A group of researchers from Korea and the United States have been working on a project designed to control superconductivity of regions within an iron-based superconductor. These superconductors have the ability to conduct electricity with virtually no resistance below a certain temperature. They also exhibit unique properties that allow them to alternate between superconducting and magnetic states.
Researchers studied a compound whose structure consisted of alternating FeAs (iron and arsenic) and Sr2VO3 (strontium, vanadium, and oxygen) layers. The compound’s magnetic and electronic properties were probed with a spin-polarized scanning tunneling microscope (SPSTM), which passes an atomically sharp metal tip over the surface of a sample.
The tip and sample are drawn to one another without touching, allowing current to flow between the two from applied voltage. The current the researchers used for the experiment is spin-polarized and therefore causes a magnetic spin that points either up or down. The compound’s FeAs layer is typically a strong superconductor, preferring a very specific magnetic order. However, the experiment showed that the spin-polarized current caused the compound to exhibit a very different magnetic order, C4 rather than the usual C2. Astonishingly, the current also appeared to switch off superconductivity altogether.
The researchers published their findings in the December 1st edition of Physical Review Letters. The paper’s corresponding author, Jhinhwan Lee, stated, “To our knowledge, our study is the first report of a direct real-space observation of this type of control by a local probe, as well as the first atomic-scale demonstration of the correlation between magnetism and superconductivity.”
The team experimented with SPSTM using an antiferromagnetic chromium (Cr) tip.

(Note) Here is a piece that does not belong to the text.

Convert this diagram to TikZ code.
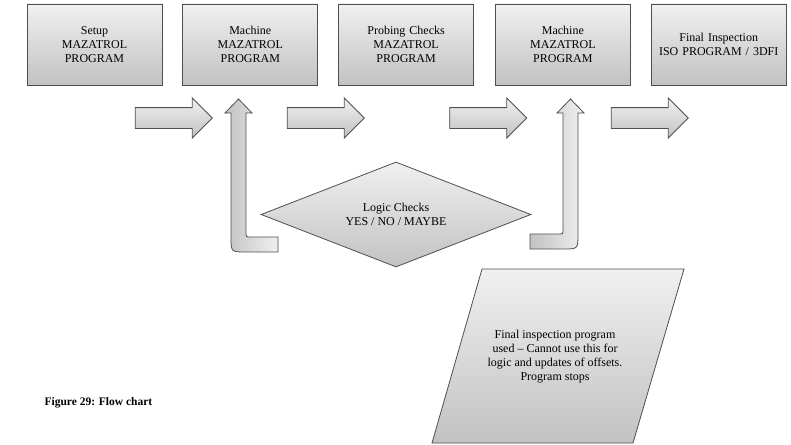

The team studied the connection between C4 magnetic order and the suppression of superconductivity, performing high-resolution SPSTM scans of the C4 state with Cr tips, then comparing them with simulations. The results revealed the possibility that low-energy spin fluctuations in the C4 state cannot mediate pairing between electrons, resulting in a pairing of electrons that contradicts their natural urge to repel one another.
Lee and his researchers are enthusiastic about their findings and plans for future studies geared toward controlling superconductivity. “Our findings may be extended to future studies where magnetism and superconductivity are manipulated using spin-polarized and unpolarized currents, leading to novel antiferromagnetic memory devices and transistors controlling superconductivity.”
Lee will be discussing his team’s research and findings at McMaster University on March 22nd. “We have explored a new mechanism for switching magnetism and superconductivity in a magnetically frustrated iron-based superconductor using spin-polarized scanning tunneling microscopy (SPSTM). Out SPSTM study on single crystal Sr2VO3 bilayers shows that a spin-polarized tunneling current can switch the FeAs-layer magnetism into a non-trivial C4 order, which cannot be achieved by thermal excitation with unpolarized current. Our tunneling spectroscopy study shows that the induced C4 order has characteristics of plaquette antiferromagnetic order in the Fe layer temperature erases the C4 state.
“These results suggest a new possibility of switching local superconductivity by changing the symmetry of magnetic order with spin-polarized and unpolarized tunneling currents in iron-based superconductors. We also performed high-resolution quasiparticle interference measurements, self-consistent BCS theory-based QPI simulations and a detailed e-ph coupling analysis to provide direct atomic-scale proofs of enhancement of iron-based superconductivity due to the BCS mechanism based on forward-scattering interfacial phonons.”